The second level put us in the passenger seat as Mitsubishi engineers drove each of us through an off-road trail, created to demonstrate the ability of the Triton to take on some of the most challenging terrain in Asia. This was in a bid to show how the Triton can be the next big thing for the growing 4×4 market here in the Philippines, not only in terms of what you do to set it up as a rig, but largely in terms of its superior performance and off-road suspension.
Lastly, we were treated to on-track driving to showcase the Triton’s performance through a banked inclined turn. This portion of the program gave us a chance to test the maneuvering capability of the truck and how it responds to speed, cornering, and controlled handling. An additional demonstration was a 45-degree inclined ramp that tested how the Triton can maintain stability while in a hanging position.
Through each of the trails, the all-new Triton proved how worthy it is to be the next big thing in pick-up trucks. According to Mitsubishi, the Triton is engineered primarily to be functional, with a longer wheelbase than its predecessor that slightly favors the front-end chassis. Running on a new 2.4-liter clean diesel engine mated to a 6-speed automatic transmission, it features a redesigned suspension upgrade, using a lightweight leaf springs has a longer suspension rebound. This dramatically improved the level of riding comfort, especially when tested through bumpy conditions, which is the common scenario for the Philippines — on or off road.
The new generation Triton is also packed with driving tech that allows you to customize the driving modes, according to your needs. Mitsubishi’s Super Select 4WD-II has 4 modes (2H rear-wheel, 4H full-time 4WD, 4HLc locked center differential, and 4LLc locked center differential on lower gears) and seven — yes, seven — selectable drive modes. Normally, Philippine-spec vehicles would come with at least 3 modes: Normal, Sport, and Eco. The Triton has included Gravel, Snow, Mud, Sand, and Rock — all available in 4WD mode.

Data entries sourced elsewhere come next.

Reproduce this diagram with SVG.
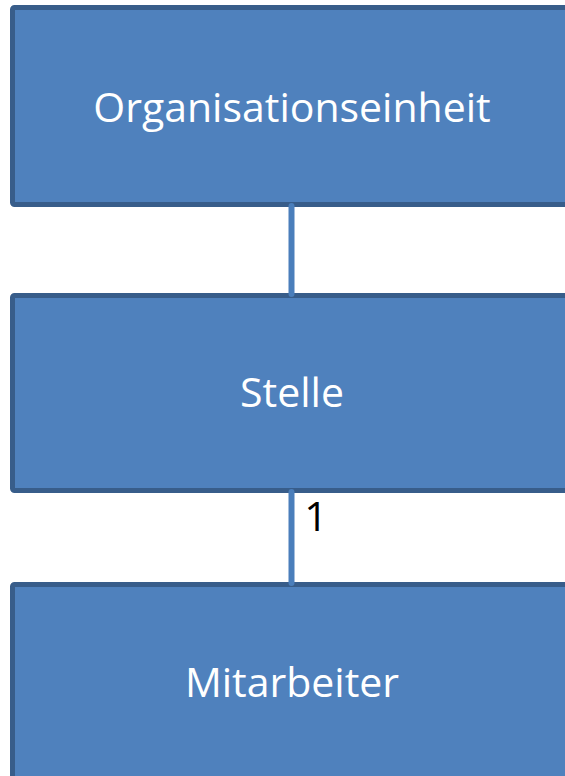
<svg xmlns="http://www.w3.org/2000/svg" width="565" height="776" viewBox="0 0 565 776">
<style>
.box{fill:#4F81BD;stroke:#385D8A;stroke-width:5}
.lbl{font-family:"Open Sans","Liberation Sans",sans-serif;font-size:41px;fill:#FFFFFF;text-anchor:middle}
.conn{stroke:#4A7EBB;stroke-width:6;stroke-linecap:round;fill:none}
.num{font-family:"Open Sans","Liberation Sans",sans-serif;font-size:41px;fill:#000000;text-anchor:middle}
</style>
<rect width="565" height="776" fill="#FFFFFF"/>
<g id="organisationseinheit">
<rect class="box" x="12.5" y="7.5" width="558" height="197" rx="2"/>
<text class="lbl" x="292" y="122">Organisationseinheit</text>
</g>
<g id="stelle">
<rect class="box" x="12.5" y="295.5" width="558" height="195" rx="2"/>
<text class="lbl" x="292" y="407">Stelle</text>
</g>
<g id="mitarbeiter">
<rect class="box" x="12.5" y="584.5" width="558" height="200" rx="2"/>
<text class="lbl" x="292" y="697">Mitarbeiter</text>
</g>
<g id="connectors">
<line class="conn" x1="291.5" y1="206" x2="291.5" y2="294"/>
<line class="conn" x1="291.5" y1="492" x2="291.5" y2="583"/>
<text class="num" x="316" y="531">1</text>
</g>
</svg>
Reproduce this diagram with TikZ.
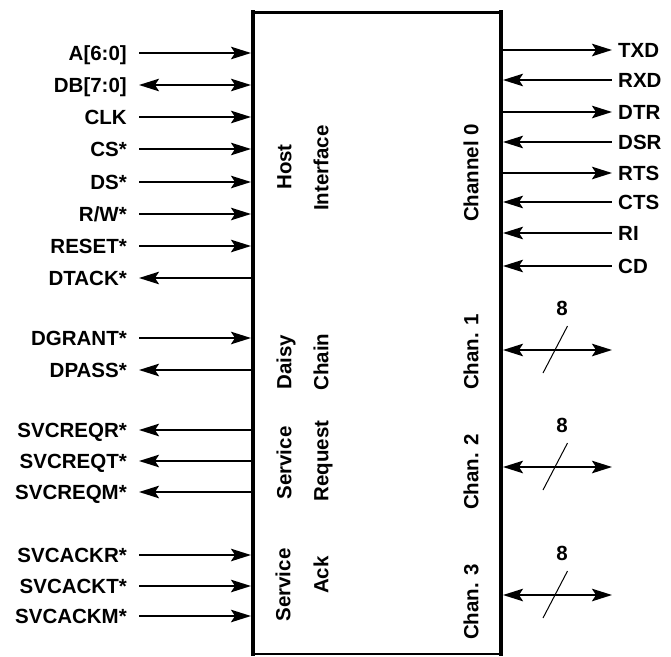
\documentclass[tikz,border=0pt]{standalone}
\usepackage{fontspec}
\setmainfont{Liberation Sans}
\usetikzlibrary{arrows.meta}
\tikzset{AH/.tip={Stealth[length=20pt,width=12.5pt,inset=4pt]}}
\begin{document}
\begin{tikzpicture}[x=1pt,y=-1pt,
  lbl/.style={font=\fontsize{20.5}{24}\selectfont\bfseries, inner sep=0pt, text height=14.7pt, text depth=0pt},
  vlbl/.style={lbl, rotate=90},
  sig/.style={line width=2pt},
  sin/.style={sig,-AH},
  sout/.style={sig,AH-},
  sbi/.style={sig,AH-AH},
  slash/.style={line width=1pt},
  edge/.style={line width=#1, line cap=rect}]
\useasboundingbox (0,0) rectangle (671,656);

% box
\coordinate (tl) at (253,12);
\coordinate (tr) at (501,12);
\coordinate (bl) at (253,654);
\coordinate (br) at (501,654);
\draw[edge=3pt] (tl) -- (tr);
\draw[edge=4pt] (tl) -- (bl);
\draw[edge=4pt] (tr) -- (br);
\draw[edge=2.5pt] (bl) -- (br);

% left signals (arrow drawn from outer end to box)
\foreach \y/\t/\d [count=\i] in {53/{A[6:0]}/sin, 85/{DB[7:0]}/sbi, 117/CLK/sin, 149/CS*/sin,
   182/DS*/sin, 214/{R/W*}/sin, 246/RESET*/sin, 278/DTACK*/sout,
   338/DGRANT*/sin, 370/DPASS*/sout,
   430/SVCREQR*/sout, 461/SVCREQT*/sout, 492/SVCREQM*/sout,
   555/SVCACKR*/sin, 586/SVCACKT*/sin, 616/SVCACKM*/sin}{
  \node[lbl, anchor=east] (L\i) at (127,\y) {\t};
  \coordinate (Lo\i) at (139,\y);
  \coordinate (Lb\i) at (251,\y);
  \draw[\d] (Lo\i) -- (Lb\i);
}

% right signals (arrow drawn from box to outer end)
\foreach \y/\t/\d [count=\i] in {50/TXD/sin, 80/RXD/sout, 112/DTR/sin, 142/DSR/sout,
   173/RTS/sin, 202/CTS/sout, 233/RI/sout, 266/CD/sout}{
  \node[lbl, anchor=west] (R\i) at (618,\y) {\t};
  \coordinate (Rb\i) at (503,\y);
  \coordinate (Ro\i) at (612,\y);
  \draw[\d] (Rb\i) -- (Ro\i);
}

% channel buses
\foreach \y [count=\i] in {350,467,595}{
  \coordinate (Cb\i) at (503,\y);
  \coordinate (Co\i) at (612,\y);
  \draw[sbi] (Cb\i) -- (Co\i);
  \coordinate (Sa\i) at (543,\y+23);
  \coordinate (Sb\i) at (567.5,\y-24);
  \draw[slash] (Sa\i) -- (Sb\i);
  \node[lbl] (N\i) at (562,\y-42) {8};
}

% vertical labels
\node[vlbl] (host) at (284,167) {Host};
\node[vlbl] (intf) at (321,168) {Interface};
\node[vlbl] (daisy) at (284,362) {Daisy};
\node[vlbl] (chain) at (321,362) {Chain};
\node[vlbl] (svc1) at (284,463) {Service};
\node[vlbl] (req) at (321,461) {Request};
\node[vlbl] (svc2) at (283,585) {Service};
\node[vlbl] (ack) at (321,575) {Ack};
\node[vlbl] (ch0) at (471,173) {Channel 0};
\node[vlbl] (ch1) at (471,352) {Chan. 1};
\node[vlbl] (ch2) at (471,472) {Chan. 2};
\node[vlbl] (ch3) at (471,602) {Chan. 3};
\end{tikzpicture}
\end{document}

These customizable features allow the Triton to adjust smoothly to the driving conditions that the truck is entering into. This was demonstrated thoroughly when we were taken through the off-road trail, where the Triton was required to climb through man-made sand dunes and gravel hills that mimicked actual desert conditions.
The key feature that stood out, however, was the presence of the Active Yaw Control, which is a type of brake control that improved the response of the truck when cornering and approaching sudden turns. The Mitsubishi test drive trail was entirely unfamiliar to us and there was little time to anticipate the next roadblock. Add to that, the longer, heavier structures of trucks usually mean that there is a wider turning radius that can become uncontrollable at unexpected corners.
With the Active Yaw Control, the truck instantly adjusted to these conditions, where it even felt like it was slightly pulling back and applying extra brake force to maintain stability and grip. Coupled with steady handling and maneuverability, it felt incredibly controlled, regardless of the environment. The most impressive was how stable and smooth the truck was, even on a banked turning track at speed and when stopped at a 45-degree hang.
The all-new Mitsubishi Triton is one impressive pick-up truck that the Philippines should look forward to. From a first drive perspective, it goes beyond the usual truck performance, incorporating the kind of driver and rider comfort and styling that is developed for SUVs and passenger cars. Engineered for the real world, expect the extraordinary when the Triton officially becomes available this coming January 2024.